Duane Martin (who was really an NBA player) was casted as Kyle Lee Watson, a super talented but self-centered, hot-tempered high school baller who falls under Birdie’s influence. Leon played Tommy Shepherd, a troubled local basketball legend with a few dark secrets, who returns to the neighborhood to bury his mother. The movie also featured Marlon Wayans as Bugaloo, Bernie Macas Flip and a young Wood Harris as Birdie’s right hand man, Motow— though we’re not sure his name was ever said in the movie.
'Above the Rim' is a coming of age story about making smart choices and learning how to own up to past mistakes.
A case can be made that this is one of the best urban soundtracks of the ’90s. While this movie was set in NYC, the soundtrack was very West Coast heavy, since it was produced by Suge Knight and Death Row Records. It boasted multiple songs from Tha Dogg Pound and (then known as) Snoop Doggy Dogg, a chart topping single from Warren G and Nate Dogg ('Regulate'), and a classic R&B/hip-hop pairing between SWV and the Wu-Tang Clan.
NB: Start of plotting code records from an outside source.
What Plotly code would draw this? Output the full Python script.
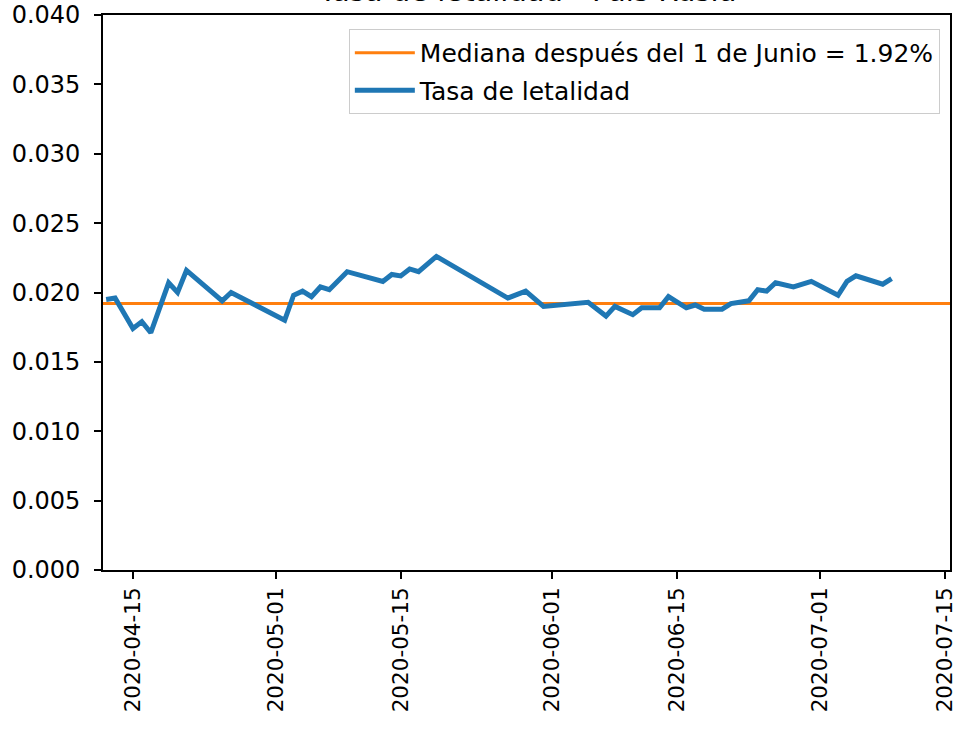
import plotly.graph_objects as go

# ---- data ----
dates = ["2020-04-12", "2020-04-13", "2020-04-15", "2020-04-16", "2020-04-17",
         "2020-04-19", "2020-04-20", "2020-04-21", "2020-04-25", "2020-04-26",
         "2020-05-02", "2020-05-03", "2020-05-04", "2020-05-05", "2020-05-06",
         "2020-05-07", "2020-05-09", "2020-05-13", "2020-05-14", "2020-05-15",
         "2020-05-16", "2020-05-17", "2020-05-19", "2020-05-27", "2020-05-29",
         "2020-05-31", "2020-06-05", "2020-06-07", "2020-06-08", "2020-06-10",
         "2020-06-11", "2020-06-13", "2020-06-14", "2020-06-16", "2020-06-17",
         "2020-06-18", "2020-06-20", "2020-06-21", "2020-06-23", "2020-06-24",
         "2020-06-25", "2020-06-26", "2020-06-28", "2020-06-30", "2020-07-03",
         "2020-07-04", "2020-07-05", "2020-07-06", "2020-07-08", "2020-07-09"]
tasa = [0.0195, 0.0196, 0.0174, 0.0179, 0.0171,
        0.0207, 0.0200, 0.0216, 0.0194, 0.0200,
        0.0180, 0.0198, 0.0201, 0.0197, 0.0204,
        0.0202, 0.0215, 0.0208, 0.0213, 0.0212,
        0.0217, 0.0215, 0.0226, 0.0196, 0.0201,
        0.0190, 0.0193, 0.0183, 0.0190, 0.0184,
        0.0189, 0.0189, 0.0197, 0.0189, 0.0191,
        0.0188, 0.0188, 0.0192, 0.0194, 0.0202,
        0.0201, 0.0207, 0.0204, 0.0208, 0.0198,
        0.0208, 0.0212, 0.0210, 0.0206, 0.0210]

mediana = 0.0192
mediana_span = ["2020-04-01", "2020-07-31"]

x_tick_vals = ["2020-04-15", "2020-05-01", "2020-05-15", "2020-06-01",
               "2020-06-15", "2020-07-01", "2020-07-15"]
x_tick_text = ["2020-04-15", "2020-05-01", "2020-05-15", "2020-06-01",
               "2020-06-15", "2020-07-01", "2020-07-15"]
x_range = ["2020-04-11 15:30", "2020-07-15 13:00"]
y_range = [0, 0.04]

title_text = "Tasa de letalidad - País Rusia"
label_mediana = "Mediana después del 1 de Junio = 1.92%"
label_tasa = "Tasa de letalidad"

FONT = "DejaVu Sans"

fig = go.Figure()
fig.add_trace(go.Scatter(
    x=mediana_span, y=[mediana] * len(mediana_span), mode="lines",
    line=dict(color="#ff7f0e", width=3), name=label_mediana,
    legendgroup="a"))
fig.add_trace(go.Scatter(
    x=dates, y=tasa, mode="lines",
    line=dict(color="#1f77b4", width=5), name=label_tasa,
    legendgroup="b"))

axis_common = dict(showline=True, linecolor="black", linewidth=1.6, mirror=True,
                   ticks="outside", ticklen=7, tickwidth=1.6, tickcolor="black",
                   showgrid=False, zeroline=False, automargin=False)

fig.update_xaxes(type="date", range=x_range, tickvals=x_tick_vals,
                 ticktext=x_tick_text, tickangle=-90,
                 ticklabeloverflow="allow",
                 tickfont=dict(family=FONT, size=21.5, color="black"),
                 **axis_common)
fig.update_yaxes(range=y_range, dtick=0.005, tickformat=".3f",
                 tickfont=dict(family=FONT, size=24, color="black"),
                 ticklabelstandoff=9,
                 **axis_common)

fig.update_layout(
    width=953, height=740,
    margin=dict(l=103, r=3, t=15, b=170),
    plot_bgcolor="white", paper_bgcolor="white",
    font=dict(family=FONT, color="black"),
    legend=dict(x=0.988, y=0.975, xanchor="right", yanchor="top",
                bgcolor="rgba(255,255,255,0.8)", bordercolor="#cccccc",
                borderwidth=1, font=dict(family=FONT, size=25, color="black"),
                tracegroupgap=2, itemwidth=60),
    annotations=[dict(text=title_text, xref="paper", yref="paper",
                      x=0.5, y=1, xanchor="center", yanchor="bottom",
                      yshift=5, showarrow=False,
                      font=dict(family=FONT, size=29, color="black"))],
)

fig.write_html("out.html",
               config={"displayModeBar": False},
               post_script="document.body.style.margin='0px';"
                           "document.body.style.overflow='hidden';")
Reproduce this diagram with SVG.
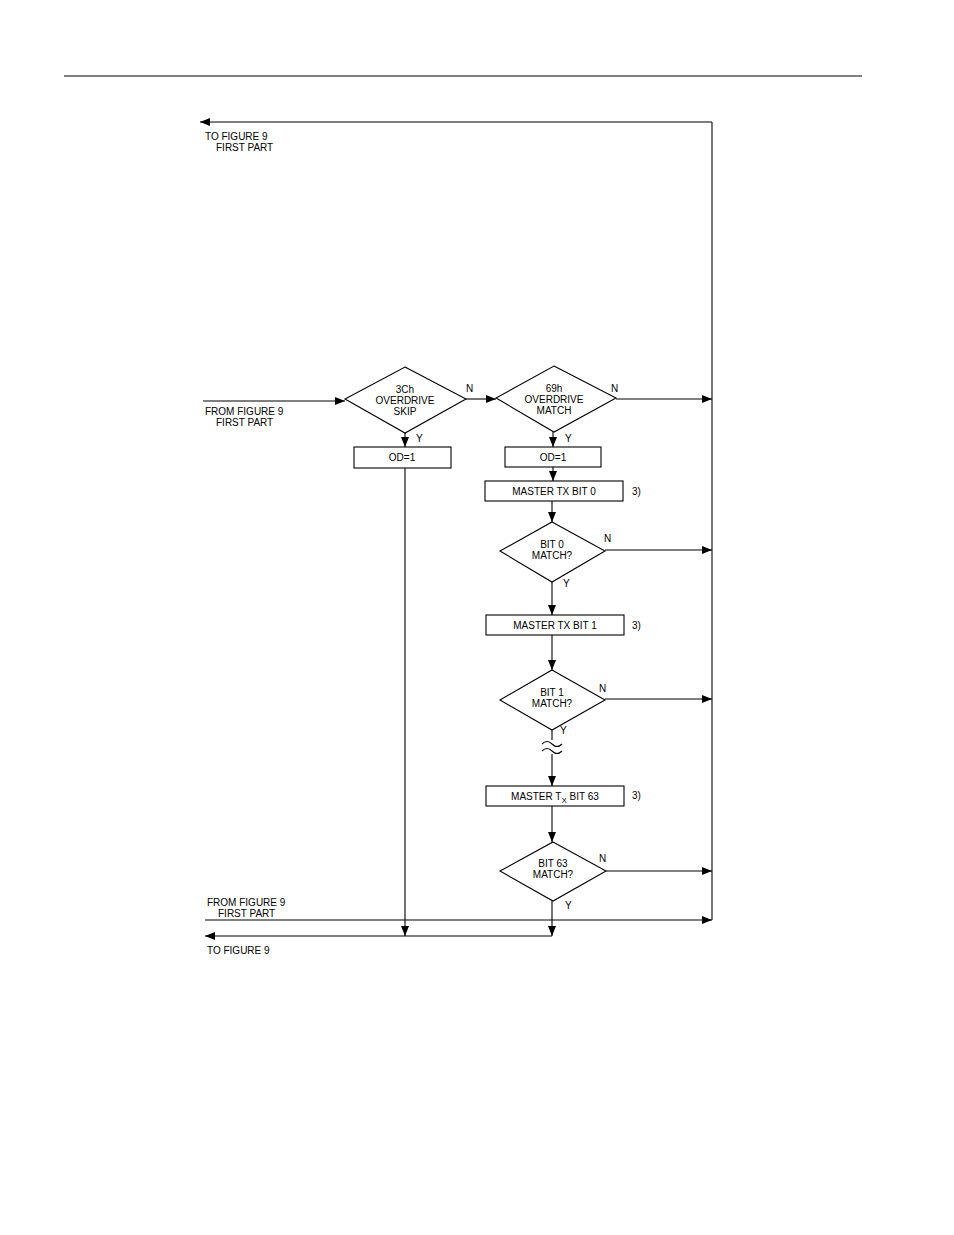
<svg xmlns="http://www.w3.org/2000/svg" width="954" height="1235" viewBox="0 0 954 1235">
<defs>
<marker id="a" viewBox="0 0 10 8" refX="10" refY="4" markerWidth="10" markerHeight="8" markerUnits="userSpaceOnUse" orient="auto"><path d="M0,0L10,4L0,8z" fill="#000"/></marker>
<style>
text{font-family:"Liberation Sans",Arial,sans-serif;font-size:10px;fill:#000}
.c{text-anchor:middle}
.s{fill:#fff;stroke:#000;stroke-width:1.1}
.l{fill:none;stroke:#000;stroke-width:1.1}
.ar{marker-end:url(#a)}
</style>
</defs>
<rect width="954" height="1235" fill="#fff"/>
<line x1="64" y1="76" x2="862" y2="76" stroke="#000" stroke-width="1"/>
<g id="connectors">
<path class="l ar" d="M712,122H200"/>
<path class="l" d="M712,122V920"/>
<path class="l ar" d="M203,401H345"/>
<path class="l ar" d="M466,399H496"/>
<path class="l ar" d="M616,399H712"/>
<path class="l ar" d="M405,433V447"/>
<path class="l ar" d="M405,468V936"/>
<path class="l ar" d="M553,432V447"/>
<path class="l ar" d="M553,467V481"/>
<path class="l ar" d="M552,501V522"/>
<path class="l ar" d="M605,550H712"/>
<path class="l ar" d="M552,582V615"/>
<path class="l ar" d="M552,635V670"/>
<path class="l ar" d="M605,699H712"/>
<path class="l" d="M552,730V740"/>
<path class="l" d="M542,744q5,-5 10,0t10,0M542,751q5,-5 10,0t10,0"/>
<path class="l ar" d="M552,754V786"/>
<path class="l ar" d="M552,806V842"/>
<path class="l ar" d="M606,871H712"/>
<path class="l ar" d="M552,901V936"/>
<path class="l ar" d="M205,920H712"/>
<path class="l ar" d="M552,936H205"/>
</g>
<g id="labels">
<text x="205" y="140">TO FIGURE 9</text><text x="216" y="151">FIRST PART</text>
<text x="205" y="415">FROM FIGURE 9</text><text x="216" y="426">FIRST PART</text>
<text x="207" y="906">FROM FIGURE 9</text><text x="218" y="917">FIRST PART</text>
<text x="207" y="954">TO FIGURE 9</text>
<text x="466" y="392">N</text><text x="611" y="392">N</text><text x="604" y="542">N</text><text x="599" y="692">N</text><text x="599" y="862">N</text>
<text x="416" y="442">Y</text><text x="565" y="442">Y</text><text x="563" y="587">Y</text><text x="560" y="734">Y</text><text x="565" y="909">Y</text>
<text x="632" y="495">3)</text><text x="632" y="629">3)</text><text x="632" y="799">3)</text>
</g>
<g id="d1"><path class="s" d="M405,367L466,399L405,433L345,399z"/><text class="c" x="405" y="393">3Ch</text><text class="c" x="405" y="404">OVERDRIVE</text><text class="c" x="405" y="415">SKIP</text></g>
<g id="d2"><path class="s" d="M554,366L616,398L554,432L496,398z"/><text class="c" x="554" y="392">69h</text><text class="c" x="554" y="403">OVERDRIVE</text><text class="c" x="554" y="414">MATCH</text></g>
<g id="b1"><rect class="s" x="354" y="447" width="97" height="21"/><text class="c" x="402" y="461">OD=1</text></g>
<g id="b2"><rect class="s" x="505" y="447" width="96" height="20"/><text class="c" x="553" y="461">OD=1</text></g>
<g id="b3"><rect class="s" x="485" y="481" width="138" height="20"/><text class="c" x="554" y="495">MASTER TX BIT 0</text></g>
<g id="d3"><path class="s" d="M552,522L605,551L552,582L500,551z"/><text class="c" x="552" y="548">BIT 0</text><text class="c" x="552" y="559">MATCH?</text></g>
<g id="b4"><rect class="s" x="486" y="615" width="138" height="20"/><text class="c" x="555" y="629">MASTER TX BIT 1</text></g>
<g id="d4"><path class="s" d="M552,670L605,700L552,730L500,700z"/><text class="c" x="552" y="696">BIT 1</text><text class="c" x="552" y="707">MATCH?</text></g>
<g id="b5"><rect class="s" x="486" y="786" width="138" height="20"/><text class="c" x="555" y="800">MASTER T<tspan font-size="8" dy="3">X</tspan><tspan dy="-3"> BIT 63</tspan></text></g>
<g id="d5"><path class="s" d="M553,842L606,871L553,901L500,871z"/><text class="c" x="553" y="867">BIT 63</text><text class="c" x="553" y="878">MATCH?</text></g>
</svg>
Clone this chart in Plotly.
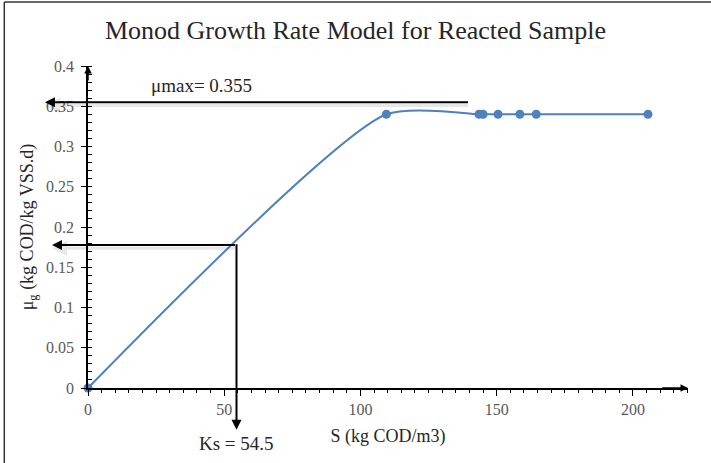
import plotly.graph_objects as go

# data
S_VALUES = [0, 109.5, 143.5, 145, 150.5, 158.5, 164.5, 205.5]
MU_VALUES = [0, 0.34, 0.34, 0.34, 0.34, 0.34, 0.34, 0.34]
MU_MAX = 0.355
KS = 54.5
X_TICKS = [0, 50, 100, 150, 200]
Y_TICKS = [0, 0.05, 0.1, 0.15, 0.2, 0.25, 0.3, 0.35, 0.4]

X_MAX = 220.2
Y_MAX = 0.4
SERIF = "Liberation Serif, Times New Roman, serif"
BLUE = "#4f81bd"
TEXT = "#262626"

fig = go.Figure()
fig.add_trace(
    go.Scatter(
        x=S_VALUES,
        y=MU_VALUES,
        mode="lines+markers",
        line={"color": BLUE, "width": 2, "shape": "spline", "smoothing": 0.65},
        marker={"color": BLUE, "size": 9},
        cliponaxis=False,
        showlegend=False,
    )
)


def arrow(x, y, ax, ay, width=2, color="black"):
    fig.add_annotation(
        x=x, y=y, ax=ax, ay=ay,
        xref="x", yref="y", axref="x", ayref="y",
        text="", showarrow=True,
        arrowhead=2, arrowsize=1, arrowwidth=width, arrowcolor=color,
    )


# soft shadows under the horizontal guide lines
shadow = "rgba(0,0,0,0.09)"
arrow(-15.8, MU_MAX - 0.004, 140, MU_MAX - 0.004, width=3, color=shadow)
arrow(-13.2, MU_MAX / 2 - 0.004, KS, MU_MAX / 2 - 0.004, width=3, color=shadow)

# guide lines for mu max and Ks
arrow(-15.8, MU_MAX, 140, MU_MAX)
arrow(-13.2, MU_MAX / 2, KS, MU_MAX / 2)
arrow(KS, -0.052, KS, MU_MAX / 2 + 0.003)
# axis arrow heads
arrow(X_MAX, 0, X_MAX - 10, 0, width=1.5)
arrow(0, Y_MAX, 0, Y_MAX - 0.02, width=1.5)

fig.add_annotation(
    x=41.5, y=0.376, xref="x", yref="y", text="\u03bcmax= 0.355",
    showarrow=False, font={"family": SERIF, "size": 19, "color": TEXT},
)
fig.add_annotation(
    x=KS, y=-0.171, xref="x", yref="paper", yanchor="middle", text="Ks = 54.5",
    showarrow=False, font={"family": SERIF, "size": 19, "color": TEXT},
)

# outer frame (top and left only)
fig.add_shape(type="line", xref="paper", yref="paper",
              x0=-0.1395, x1=1.1, y0=1.1988, y1=1.1988,
              line={"color": "#333333", "width": 1.5})
fig.add_shape(type="line", xref="paper", yref="paper",
              x0=-0.1395, x1=-0.1395, y0=1.1988, y1=-0.3,
              line={"color": "#333333", "width": 1.5})

axis_font = {"family": SERIF, "size": 16, "color": "#595959"}
fig.update_xaxes(
    range=[0, X_MAX],
    tickvals=X_TICKS,
    automargin=False,
    showgrid=False, zeroline=False,
    showline=True, linecolor="black", linewidth=1.5,
    ticks="outside", ticklen=6, tickcolor="black", tickwidth=1,
    minor={"dtick": 5, "ticks": "outside", "ticklen": 3, "tickcolor": "black", "showgrid": False},
    tickfont=axis_font,
    title={"text": "S (kg COD/m3)", "font": {"family": SERIF, "size": 18, "color": TEXT}, "standoff": 12},
)
fig.update_yaxes(
    range=[0, Y_MAX],
    tickvals=Y_TICKS,
    automargin=False,
    showgrid=False, zeroline=False,
    showline=True, linecolor="black", linewidth=1.5,
    ticks="outside", ticklen=5, tickcolor="black", tickwidth=1,
    ticklabelstandoff=4,
    minor={"dtick": 0.01, "ticks": "inside", "ticklen": 4, "tickcolor": "black", "showgrid": False},
    tickfont=axis_font,
    title={"text": "\u03bc<sub>g</sub> (kg COD/kg VSS.d)", "font": {"family": SERIF, "size": 18, "color": TEXT}, "standoff": 8},
)
fig.update_layout(
    width=711,
    height=463,
    margin={"l": 88, "r": 23, "t": 66, "b": 75, "autoexpand": False},
    paper_bgcolor="white",
    plot_bgcolor="white",
    title={"text": "Monod Growth Rate Model for Reacted Sample", "x": 0.5, "y": 0.935,
           "xanchor": "center", "yanchor": "middle",
           "font": {"family": SERIF, "size": 26, "color": TEXT}},
)

# page body margin would shift the figure by 8px
fig.write_html(
    "out.html",
    config={"displayModeBar": False},
    post_script="document.body.style.margin = '0px';",
)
It also featured female rapper Rage, and her debut single 'Afro Puffs'. The standout of the soundtrack was Tupac’s street anthem, 'Pain'. However, due to time constraints, the record label only included the banger along as a bonus song on the cassette release of the soundtrack, and not the CD release. Even today, the Tupac track is still one of the harder songs to find online.
The 'Above The Rim' soundtrack changed the rap game forever
The soundtrack proved a gangsta rap label (Death Row Records) could do R&B, the soundtrack introduced the world to Warren G and Nate Dogg, officially ushering in "The G-Funk Era", the soundtrack was a subliminal warning shot in the East-West rap rivalry, the soundtrack fueled rumors of Death Row East, the soundtrack established The Lady of Rage as the hardest female rapper since MC Lyte and the soundtrack includes the last track produced by Stretch featuring 2Pac.